Newspapers And The Future: Second Of Two Parts.

June 03, 1991|DAVID SHAW | TIMES STAFF WRITER

In Denver, the Rocky Mountain News gives subscribers the computer software necessary to receive--free of charge--a separate "A la Carte" edition of the daily paper, updated frequently and available 24 hours a day by computer-telephone hookup.

In Ft. Worth, the Star-Telegram offers stories from the daily paper and from national news services to residents for $9.95 a month on StarText--a computer service that enables users to get an early look at the next day's classified ads, as well as make travel reservations, exchange electronic messages and access a "reference room" that includes book and movie reviews and gardening tips.

In Atlanta, the Journal and Constitution have 250 special telephone lines for readers who want sports scores, news updates, restaurant reviews, movie schedules, soap opera updates and stock, weather and traffic reports.

Newspapers, threatened by increased competition and decreased profits and readership, are searching for new ways to attract and retain readers and advertisers as the print media move, however timorously, into the increasingly electronic decades of the Information Age.

Newspapers are trying to figure out how they can reuse information they gather every day at great expense and now use only once. They want to take advantage of new communications technologies. They want to cement a seven-day-a-week relationship with readers by becoming more useful and more interesting to a generation accustomed to the accessibility and excitement of television, computers and video games.

Above all, newspapers want to reverse--or at least stem--a decline that finds only 52.6% of the American public reading a newspaper every day.

Many experts in communications technology envision a personalized electronic newspaper, available by some combination of computer and television set, early in the next century; in the meantime, some newspapers are experimenting with a variety of intermediate technologies.

"I cannot imagine a time in the future when there will not be newspapers in the home," says John B. Evans, executive vice president at Rupert Murdoch's News Corp. "A newspaper is a data base. It happens to be on crushed trees right now. I don't think a newspaper proprietor . . . should care how it is delivered as long as it's his information."

More than a dozen newspapers have tried sending small editions to selected subscribers by fax, and others are experimenting with various versions of videotex--newspapers by computer.

If newspapers insist on remaining exclusively in the traditional "newspaper business," as opposed to the "information business" or the "communications business," experts say they will suffer the same fate as the coal and railroad industries, which considered themselves in the coal and railroad businesses, rather than the energy and transportation businesses.

Some in the newspaper industry have lulled themselves into complacency with the bromide that new technologies don't supplant old technologies, they just supplement them.

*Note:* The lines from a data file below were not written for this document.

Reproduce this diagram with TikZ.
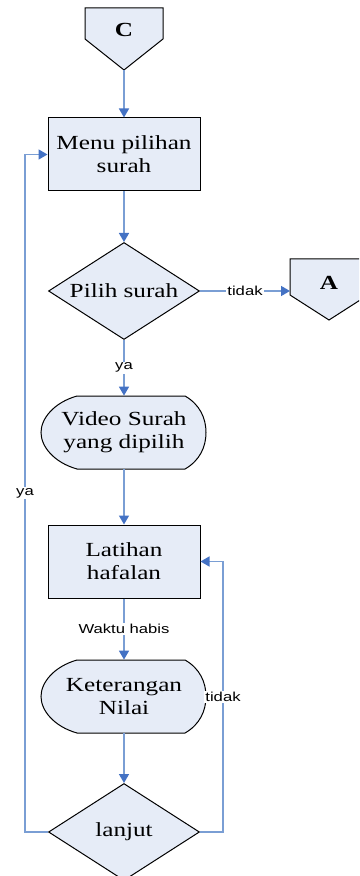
\documentclass[tikz,border=0pt]{standalone}
\usepackage{fontspec}
\setmainfont{Liberation Serif}[FakeStretch=1.26]
\newfontfamily\lblfont{Liberation Sans}[FakeStretch=1.28]
\usepackage{tikz}
\usetikzlibrary{shapes.geometric,arrows.meta}

\definecolor{shapefill}{RGB}{230,236,247}
\definecolor{lineblue}{RGB}{122,158,212}
\definecolor{tipblue}{RGB}{68,114,196}

\begin{document}
\begin{tikzpicture}[x=0.5pt,y=-0.5pt,
    outline/.style={draw=black,line width=0.5pt,fill=shapefill},
    box/.style={outline,rectangle,minimum width=76pt,minimum height=36.5pt,
      align=center,font=\fontsize{10}{11.5}\selectfont},
    decision/.style={outline,diamond,shape aspect=1.55,minimum width=75.5pt,
      minimum height=48.5pt,inner sep=0pt,font=\fontsize{10}{11.5}\selectfont},
    disptext/.style={minimum width=82.5pt,minimum height=36.5pt,align=center,
      font=\fontsize{10}{11.5}\selectfont},
    flow/.style={draw=lineblue,line width=0.8pt,-{Triangle[color=tipblue,width=5pt,length=4.5pt]}},
    lbl/.style={fill=white,inner sep=0.6pt,font=\lblfont\fontsize{6.5}{7}\selectfont}]
  \clip (0,0) rectangle (359,876);

  % off-page connectors
  \draw[outline] (85,8) -- (163,8) -- (163,39) -- (124,70) -- (85,39) -- cycle;
  \draw[outline] (290,259) -- (368,259) -- (368,295) -- (329,320) -- (290,295) -- cycle;
  \node[font=\bfseries\fontsize{10}{11.5}\selectfont] (C) at (124,30) {C};
  \node[font=\bfseries\fontsize{10}{11.5}\selectfont] (A) at (329,283) {A};
  \coordinate (Ctip) at (124,70);
  \coordinate (Aleft) at (290,291);

  % display shapes
  \foreach \cy in {432.5,696.5}
    \draw[outline,shift={(124,\cy)}] (-47,-36.5) -- (61,-36.5)
      .. controls (76,-28) and (82,-14) .. (82,0)
      .. controls (82,14) and (76,28) .. (61,36.5) -- (-47,36.5)
      .. controls (-70,30) and (-83,14) .. (-83,0)
      .. controls (-83,-14) and (-70,-30) .. (-47,-36.5) -- cycle;

  \node[box] (menu) at (124,154.5) {Menu pilihan\\surah};
  \node[decision] (pilih) at (124,291) {Pilih surah};
  \node[disptext] (video) at (124,432.5) {Video Surah\\yang dipilih};
  \node[box] (latihan) at (124,561.5) {Latihan\\hafalan};
  \node[disptext] (ket) at (124,696.5) {Keterangan\\Nilai};
  \node[decision] (lanjut) at (124,832) {lanjut};

  % connectors
  \draw[flow] (Ctip) -- (menu);
  \draw[flow] (menu) -- (pilih);
  \draw[flow] (pilih.east) -- node[lbl]{tidak} (Aleft);
  \draw[flow] (pilih) -- node[lbl]{ya} (video);
  \draw[flow] (video) -- (latihan);
  \draw[flow] (latihan) -- node[lbl]{Waktu habis} (ket);
  \draw[flow] (ket) -- (lanjut);
  \draw[flow] (lanjut.west) -- ++(-23,0) |- node[lbl,pos=0.25]{ya} (menu.west);
  \draw[flow] (lanjut.east) -- ++(23,0) |- node[lbl,pos=0.25]{tidak} (latihan.east);
\end{tikzpicture}
\end{document}
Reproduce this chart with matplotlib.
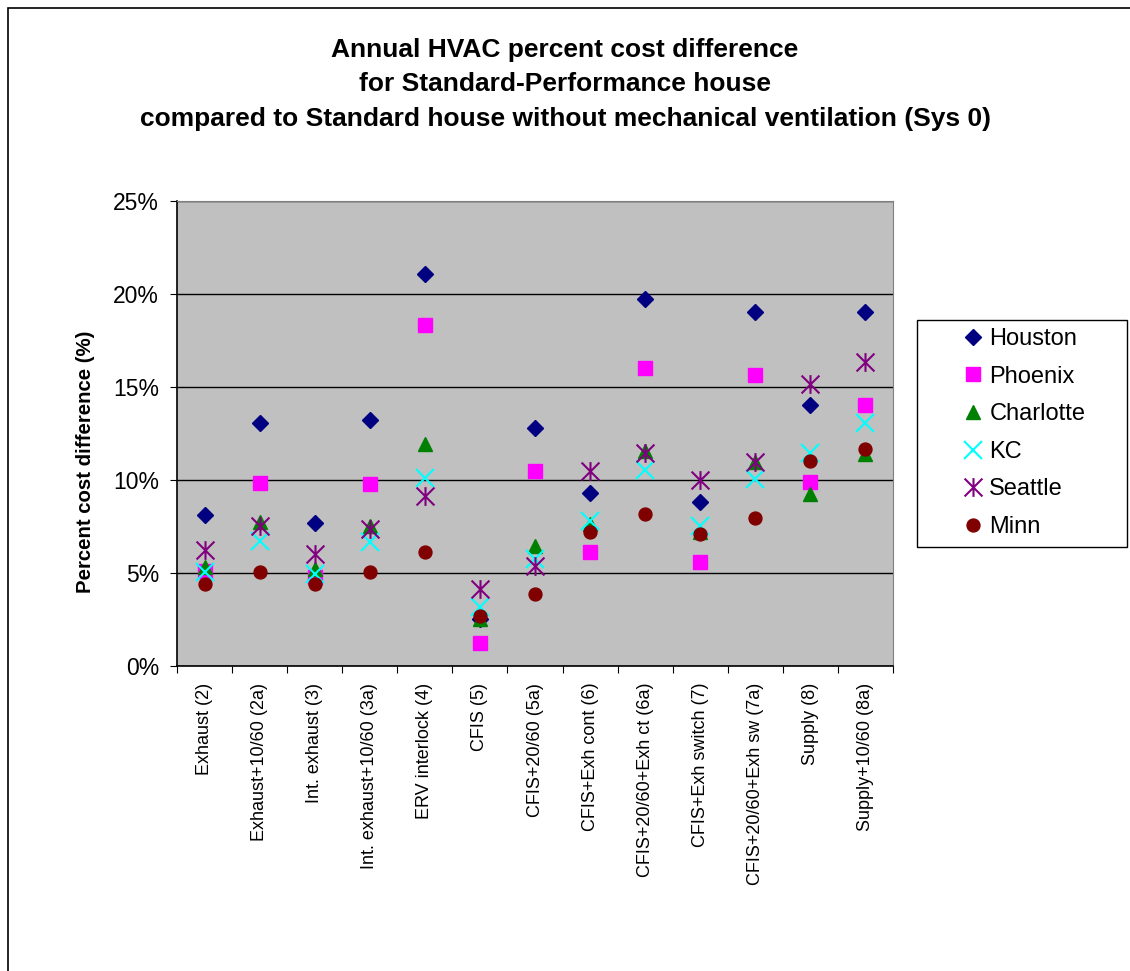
import matplotlib
matplotlib.use("Agg")
import matplotlib.pyplot as plt
from matplotlib.path import Path
from matplotlib.patches import Rectangle
import numpy as np

plt.rcParams['font.family'] = ['Liberation Sans', 'DejaVu Sans']

categories = ["Exhaust (2)", "Exhaust+10/60 (2a)", "Int. exhaust (3)",
              "Int. exhaust+10/60 (3a)", "ERV interlock (4)", "CFIS (5)",
              "CFIS+20/60 (5a)", "CFIS+Exh cont (6)", "CFIS+20/60+Exh ct (6a)",
              "CFIS+Exh switch (7)", "CFIS+20/60+Exh sw (7a)", "Supply (8)",
              "Supply+10/60 (8a)"]

houston   = [8.12, 13.04, 7.68, 13.20, 21.05, 2.55, 12.77, 9.29, 19.71, 8.84, 19.02, 14.02, 19.02]
phoenix   = [5.10, 9.84, 4.80, 9.77, 18.34, 1.21, 10.50, 6.11, 16.02, 5.57, 15.66, 9.88, 14.05]
charlotte = [5.30, 7.73, 5.20, 7.55, 11.93, 2.55, 6.43, 7.64, 11.57, 7.20, 10.95, 9.25, 11.39]
kc        = [5.05, 6.70, 4.96, 6.66, 10.09, 3.18, 5.77, 7.82, 10.54, 7.55, 10.05, 11.43, 13.09]
seattle   = [6.25, 7.52, 6.00, 7.38, 9.16, 4.16, 5.36, 10.46, 11.43, 10.00, 10.98, 15.18, 16.34]
minn      = [4.39, 5.04, 4.39, 5.04, 6.11, 2.71, 3.88, 7.18, 8.16, 7.11, 7.98, 11.04, 11.64]

series_names = ["Houston", "Phoenix", "Charlotte", "KC", "Seattle", "Minn"]
yticks = [0, 5, 10, 15, 20, 25]

W, H = 1130, 971
fig = plt.figure(figsize=(W/100, H/100), dpi=100)
fig.patch.set_facecolor('white')

# figure border
fig.patches.append(Rectangle((8/W, -0.01), 1.05, 1 - 8/H + 0.01, transform=fig.transFigure,
                             fill=False, edgecolor='black', linewidth=1.2))

ax = fig.add_axes([177/W, 1 - 666/H, (893-177)/W, (666-201)/H])
ax.set_facecolor('#C0C0C0')

# asterisk marker (x plus vertical bar)
star_path = Path([(-1, -1), (1, 1), (-1, 1), (1, -1), (0, -1.05), (0, 1.05)],
                 [Path.MOVETO, Path.LINETO, Path.MOVETO, Path.LINETO, Path.MOVETO, Path.LINETO])

x = np.arange(len(categories))
data = [houston, phoenix, charlotte, kc, seattle, minn]
styles = [
    dict(marker='D', color='#000080', ms=7.8),
    dict(marker='s', color='#FF00FF', ms=9.5),
    dict(marker='^', color='#008000', ms=10.5),
    dict(marker='x', color='#00FFFF', ms=13, mew=1.5),
    dict(marker=star_path, color='#800080', ms=13.5, mew=1.5, mfc='none'),
    dict(marker='o', color='#800000', ms=9.3),
]
handles = []
for vals, name, st in zip(data, series_names, styles):
    st = dict(st)
    c = st.pop('color')
    h, = ax.plot(x, vals, linestyle='none', color=c, mec=c,
                 mfc=st.pop('mfc', c), label=name, zorder=3, **st)
    handles.append(h)

ax.set_xlim(-0.5, len(categories) - 0.5)
ax.set_ylim(0, 25)
ax.set_yticks(yticks)
ax.set_yticklabels([f"{v}%" for v in yticks], fontsize=16.5)
ax.yaxis.grid(True, color='black', linewidth=1)
ax.set_axisbelow(True)

ax.set_xticks(np.arange(len(categories) + 1) - 0.5)
ax.set_xticklabels([])
ax.set_xticks(x, minor=True)
ax.set_xticklabels(categories, minor=True, rotation=90, fontsize=13, va='top', ha='center')
ax.tick_params(axis='x', which='minor', length=0, pad=12)
ax.tick_params(axis='x', which='major', length=5, direction='out', color='black')
ax.tick_params(axis='y', length=5, direction='out', pad=8)

for s in ['top', 'right']:
    ax.spines[s].set_color('#808080')
for s in ['left', 'bottom']:
    ax.spines[s].set_color('black')
    ax.spines[s].set_linewidth(1.2)

fig.text(86/W, 1 - 462/H, "Percent cost difference (%)", rotation=90, ha='center', va='center',
         fontsize=14.7, fontweight='bold')

fig.text(565/W, 1 - 50/H, "Annual HVAC percent cost difference", ha='center', va='center',
         fontsize=19, fontweight='bold')
fig.text(565/W, 1 - 84/H, "for Standard-Performance house", ha='center', va='center',
         fontsize=19, fontweight='bold')
fig.text(565/W, 1 - 119/H, "compared to Standard house without mechanical ventilation (Sys 0)",
         ha='center', va='center', fontsize=19, fontweight='bold')

# legend frame
fig.patches.append(Rectangle((917/W, 1 - 547/H), (1127-917)/W, (547-320)/H,
                             transform=fig.transFigure, fill=True, facecolor='white',
                             edgecolor='black', linewidth=1, zorder=1))
leg = fig.legend(handles=handles, loc='center left',
                 bbox_to_anchor=(961/W, 1 - 433/H),
                 fontsize=17, frameon=False, borderpad=0, borderaxespad=0,
                 labelspacing=0.66, handlelength=1.0, handletextpad=0.2, markerscale=1.0)

fig.savefig("out.png", dpi=100)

No, television didn't kill radio, but it clearly diminished its impact. Airplanes put many steamship and railroad companies out of business. Print newspapers may remain alive in an era of electronic communication, but they, too, could become quaint relics of another time.

"There is increasing awareness in the industry that we'll need to do new things if we are to prosper in the future as we have in the past," says Jay Harris, vice president for operations at Knight-Ridder Newspapers.

But while one of the newspaper's primary functions has always been to chronicle change, newspapers themselves have been largely resistant to it. High profit margins and monopolies or near-monopolies have enabled the industry to neglect experimentation, research and development.

Newspapers traditionally have been willing to spend money "only if there is an immediate rate of return," says Joseph Ungaro, an executive with the Gannett newspaper chain.

Thus, newspapers were slow to computerize, slow to shift from drab black and white to spritely redesigns incorporating color and slow to recognize both the opportunity and the threat of new communications technologies.

Newspapers must undergo a "paradigm shift," says John Altson, speaking as someone who has long worked on new newspaper technologies, rather than as an executive for his current employer, IBM. Altson says that instead of insisting that everything will be fine if only they can raise advertising rates a little, cut costs a little and redesign the paper a little, newspapers must begin "looking at the customers and . . . understanding their needs."

Editors worry that such suggestions are really code words for "dumbing down" their papers, for providing color photos, flashy graphics and short stories, rather than comprehensive news and insightful commentary. But technology experts say there will be a market for the traditional content in the future, regardless of how it is assembled and delivered and even if its audience shrinks.